Penciptaan Ruang Anak di Media
Membatasi lagu berkonten ‘dewasa’ tidak cukup ampuh untuk menekan turunnya moralitas seseorang. Apalagi jika lagu tersebut menggunakan bahasa inggris. Tidak memiliki dampak yang cukup signifikan, selain membuat sensasi besar terhadap sebuah kebijakan.
Membatasi apa yang ada hanya akan memunculkan rasa penasaran baru. Bukannya terhindar, anak-anak yang berusaha dilindungi malah mencari rasa penasarannya sendiri terhadap mengapa ada lagu-lagu yang dibatasi. Melalui informasi yang saat ini sangat mudah diakses, dalam sekali tekan, anak-anak bisa mendapatkan informasi yang ingin mereka ketahui.
Anak-anak tidak hanya butuh untuk dilindungi dari konten ‘dewasa’ sebelum waktunya, tetapi juga diberikan ruang untuk menikmati konten sesuai dengan usianya. Ruang tersebut, perlu dukungan pemerintah dalam membuat regulasinya. Agar bisa diterapkan secara tepat guna. Sesuai sasaran dan bisa dinikmati bersama.

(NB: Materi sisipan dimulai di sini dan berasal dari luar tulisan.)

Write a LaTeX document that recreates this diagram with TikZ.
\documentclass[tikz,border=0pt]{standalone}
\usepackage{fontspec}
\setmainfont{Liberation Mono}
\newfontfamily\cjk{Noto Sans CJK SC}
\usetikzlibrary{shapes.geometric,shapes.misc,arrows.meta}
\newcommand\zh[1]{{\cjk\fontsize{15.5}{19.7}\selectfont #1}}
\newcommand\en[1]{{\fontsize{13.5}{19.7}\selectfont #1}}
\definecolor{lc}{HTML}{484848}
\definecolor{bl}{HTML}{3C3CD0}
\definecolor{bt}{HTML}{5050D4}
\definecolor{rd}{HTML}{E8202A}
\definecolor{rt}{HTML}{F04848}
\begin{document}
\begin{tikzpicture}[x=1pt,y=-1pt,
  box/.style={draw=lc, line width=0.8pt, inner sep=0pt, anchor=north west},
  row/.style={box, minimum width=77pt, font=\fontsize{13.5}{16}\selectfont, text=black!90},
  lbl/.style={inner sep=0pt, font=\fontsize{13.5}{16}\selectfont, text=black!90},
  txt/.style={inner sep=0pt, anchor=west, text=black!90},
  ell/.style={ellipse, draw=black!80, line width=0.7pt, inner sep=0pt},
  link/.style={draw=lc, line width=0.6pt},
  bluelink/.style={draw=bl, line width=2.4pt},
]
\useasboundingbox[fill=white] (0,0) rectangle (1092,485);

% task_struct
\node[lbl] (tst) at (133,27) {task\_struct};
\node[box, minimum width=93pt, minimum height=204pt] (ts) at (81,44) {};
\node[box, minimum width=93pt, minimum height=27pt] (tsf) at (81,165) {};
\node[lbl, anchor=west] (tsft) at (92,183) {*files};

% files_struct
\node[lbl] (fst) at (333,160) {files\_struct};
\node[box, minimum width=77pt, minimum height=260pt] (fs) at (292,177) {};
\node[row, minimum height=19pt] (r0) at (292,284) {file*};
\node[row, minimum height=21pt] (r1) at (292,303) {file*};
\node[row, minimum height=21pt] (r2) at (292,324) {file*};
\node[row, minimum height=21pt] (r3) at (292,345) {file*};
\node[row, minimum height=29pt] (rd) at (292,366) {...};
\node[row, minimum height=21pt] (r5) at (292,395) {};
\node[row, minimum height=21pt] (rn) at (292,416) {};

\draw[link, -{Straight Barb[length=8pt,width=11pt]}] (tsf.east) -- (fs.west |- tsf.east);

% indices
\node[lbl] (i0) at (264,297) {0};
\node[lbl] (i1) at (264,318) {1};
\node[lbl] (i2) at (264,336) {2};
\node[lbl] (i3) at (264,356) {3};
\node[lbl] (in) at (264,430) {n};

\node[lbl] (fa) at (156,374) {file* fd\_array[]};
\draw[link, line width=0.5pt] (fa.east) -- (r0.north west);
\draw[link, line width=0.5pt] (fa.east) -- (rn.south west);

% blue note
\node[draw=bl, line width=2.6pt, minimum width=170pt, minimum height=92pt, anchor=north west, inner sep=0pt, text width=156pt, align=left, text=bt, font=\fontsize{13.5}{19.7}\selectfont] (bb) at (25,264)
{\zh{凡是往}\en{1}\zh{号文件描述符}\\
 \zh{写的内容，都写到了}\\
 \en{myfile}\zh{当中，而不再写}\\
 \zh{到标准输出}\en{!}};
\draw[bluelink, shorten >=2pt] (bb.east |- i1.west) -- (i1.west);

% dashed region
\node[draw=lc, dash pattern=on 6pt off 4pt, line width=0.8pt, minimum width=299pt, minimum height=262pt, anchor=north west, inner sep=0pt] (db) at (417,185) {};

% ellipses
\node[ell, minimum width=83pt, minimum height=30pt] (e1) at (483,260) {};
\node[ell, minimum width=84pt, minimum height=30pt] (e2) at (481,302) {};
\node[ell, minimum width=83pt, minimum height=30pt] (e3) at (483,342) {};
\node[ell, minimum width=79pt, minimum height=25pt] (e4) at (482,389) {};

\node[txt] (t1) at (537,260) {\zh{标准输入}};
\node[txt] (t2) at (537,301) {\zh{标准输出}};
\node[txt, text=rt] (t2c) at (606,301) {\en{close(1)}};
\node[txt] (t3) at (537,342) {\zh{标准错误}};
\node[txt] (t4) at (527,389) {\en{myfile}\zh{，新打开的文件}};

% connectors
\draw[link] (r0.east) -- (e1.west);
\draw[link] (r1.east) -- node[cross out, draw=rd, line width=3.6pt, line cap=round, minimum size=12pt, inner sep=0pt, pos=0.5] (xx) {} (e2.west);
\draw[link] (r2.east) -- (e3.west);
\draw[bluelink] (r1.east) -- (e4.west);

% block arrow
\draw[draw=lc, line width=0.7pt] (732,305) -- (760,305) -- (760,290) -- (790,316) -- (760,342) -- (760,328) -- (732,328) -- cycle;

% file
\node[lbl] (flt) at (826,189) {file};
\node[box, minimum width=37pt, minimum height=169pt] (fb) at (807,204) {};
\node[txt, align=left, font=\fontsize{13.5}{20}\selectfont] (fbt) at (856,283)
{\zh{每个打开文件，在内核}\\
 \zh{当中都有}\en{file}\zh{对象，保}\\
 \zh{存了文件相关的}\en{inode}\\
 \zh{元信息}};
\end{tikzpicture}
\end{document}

Salah satunya adalah menggenjot penayangan ataupun penyiaran yang ramah bagi anak-anak. Seperti misalnya, serial kartun Upin & Ipin asal Malaysia ditayangkan setiap hari. Mulai dari pagi, siang, hingga sore hari. Sedangkan dari dalam negeri, tayangan Laptop Si Unyil menjadi tayangan ramah anak yang eksistensinya masih bertahan hingga saat ini.
Sementara lagu anak-anak, masih susah sekali untuk mendapatkan ruang di media. Bahkan, dalam ajang pencarian bakat anak pun, eksplorasi terhadap lagu-lagu anak tidak dimanfaatkan secara optimal. Sebaliknya, mereka lebih cenderung memilih lagu-lagu berbahasa Inggris ataupun lagu-lagu Indonesia populer untuk ditampilkan.
Hingga pada akhirnya, anak-anak memilih mengkonsumsi lagu-lagu yang biasa mereka dengarkan. Seperti lagu-lagu populer barat maupun Indonesia yang biasanya dibawakan oleh orang dewasa. Sekali lagi saya katakan, bahwa anak-anak tidak memiliki pilihan.
Penciptaan ruang harus bebarengan dengan apresiasi. Tanpa adanya apresiasi, ruang tersebut kemudian hanya akan kembali tenggelam dan terlupakan. Meski tidak memiliki keuntungan secara komersial yang besar, para pegiat lagu anak saat ini perlu di dukung dengan segala upaya agar terus bisa berkreasi.